Thousands of companies are currently reviewing and revising websites and documents for accessibility, inclusion and ADA compliance.
They’re missing a crucial piece of the puzzle: their brand.
Companies spend countless hours, days, weeks creating meaningful marketing and collateral to represent their brand – only to spend another chunk of time adjusting and modifying, correcting and corrupting, to fit ADA accessibility guidelines.
Instead of “fixing” the issue after the creative is done, it would be much more efficient and effective to make sure your brand itself is ADA compliant in the first place. And when it comes to accessibility, what’s good for your brand is good for your business.
Here are our 7 favorite ways to build accessibility and inclusion right into your brand guidelines.

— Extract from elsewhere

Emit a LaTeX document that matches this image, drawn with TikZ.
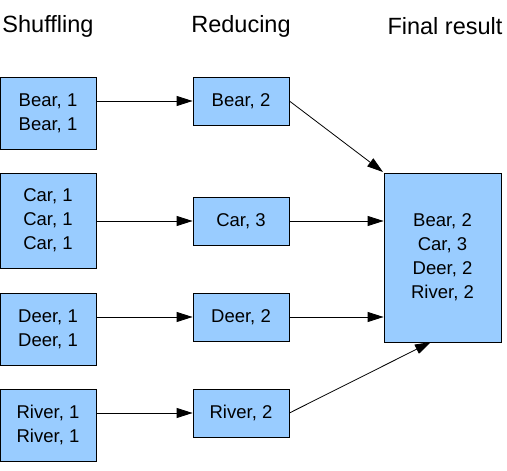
\documentclass[tikz,border=0pt]{standalone}
\usepackage{fontspec}
\setmainfont{Liberation Sans}
\usetikzlibrary{arrows.meta}
\definecolor{boxblue}{HTML}{99CCFF}

\begin{document}
\begin{tikzpicture}[x=1pt,y=-1pt,
	box_node/.style={draw,fill=boxblue,line width=0.8pt,minimum width=96pt,inner sep=0pt,align=center,font=\fontsize{18.5}{24}\selectfont},
	title_node/.style={font=\fontsize{23.5}{28}\selectfont},
	flow/.style={-{Triangle[length=16pt,width=10pt]},line width=0.8pt}]
		\useasboundingbox (0,0) rectangle (507,471);

		\node[title_node] (t1) at (48,26) {Shuffling};
		\node[title_node] (t2) at (241,26) {Reducing};
		\node[title_node] (t3) at (445,26) {Final result};

		\node[box_node,minimum height=72pt] (s1) at (48,113) {Bear, 1\\Bear, 1};
		\node[box_node,minimum height=95pt] (s2) at (48,220.5) {Car, 1\\Car, 1\\Car, 1};
		\node[box_node,minimum height=72pt] (s3) at (48,329) {Deer, 1\\Deer, 1};
		\node[box_node,minimum height=72pt] (s4) at (48,425) {River, 1\\River, 1};

		\node[box_node,minimum height=48pt] (r1) at (241,101) {Bear, 2};
		\node[box_node,minimum height=48pt] (r2) at (241,221) {Car, 3};
		\node[box_node,minimum height=48pt] (r3) at (241,317) {Deer, 2};
		\node[box_node,minimum height=48pt] (r4) at (241,413) {River, 2};

		\node[box_node,minimum width=117pt,minimum height=169pt] (f) at (442.5,257.5) {Bear, 2\\Car, 3\\Deer, 2\\River, 2};
		\coordinate (f_top) at (383,172);
		\coordinate (f_bottom) at (431,342);

		\draw[flow] (s1.east |- r1.west) -- (r1.west);
		\draw[flow] (s2.east |- r2.west) -- (r2.west);
		\draw[flow] (s3.east |- r3.west) -- (r3.west);
		\draw[flow] (s4.east |- r4.west) -- (r4.west);

		\draw[flow] (r1.east) -- (f_top);
		\draw[flow] (r2.east) -- (r2.east -| f.west);
		\draw[flow] (r3.east) -- (r3.east -| f.west);
		\draw[flow] (r4.east) -- (f_bottom);
		\end{tikzpicture}
\end{document}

- Add contrast ratio guidelines. Set rules for font size and weight on white backgrounds, colored backgrounds and reverse text. Shoot for 4.5:1 ratio for standard text and 3:1 for large text (>14 pt). Here’s a great tool for measuring contrast ratios.
- Extend your color palette. How do you stay within ADA color contrast guidelines? By giving yourself more brand colors to play with.
- Allow tints and shades. If your favorite brand green won’t pass the color contrast test as a background for text, don’t throw it out. Maybe a 50% tint of the same color will work.
- Design with clear hierarchy. Help your brand be more accessible and easier to translate for electronic screen readers by building in simplicity and structure. Establish cleaner layout templates with fewer design elements and more whitespace.
- Reconsider text on images. Layering text on photos or graphics can be a bold choice, but it can also create a lot of visual noise that can hurt ADA accessibility. Might be best to steer clear of the whole thing.
- Watch your reading level. ADA compliance isn’t just about visuals. If your brand guidelines are complete, they should also include a brand voice and messaging guide. Add a standard prescribing a reading level of grade 7-9 or lower; you won’t have to come back and edit your copy a second time.
- Limit the number of typefaces. Too many brand typefaces on one page make it less readable. Choose 1-2 each for both print and online applications, and stick to them.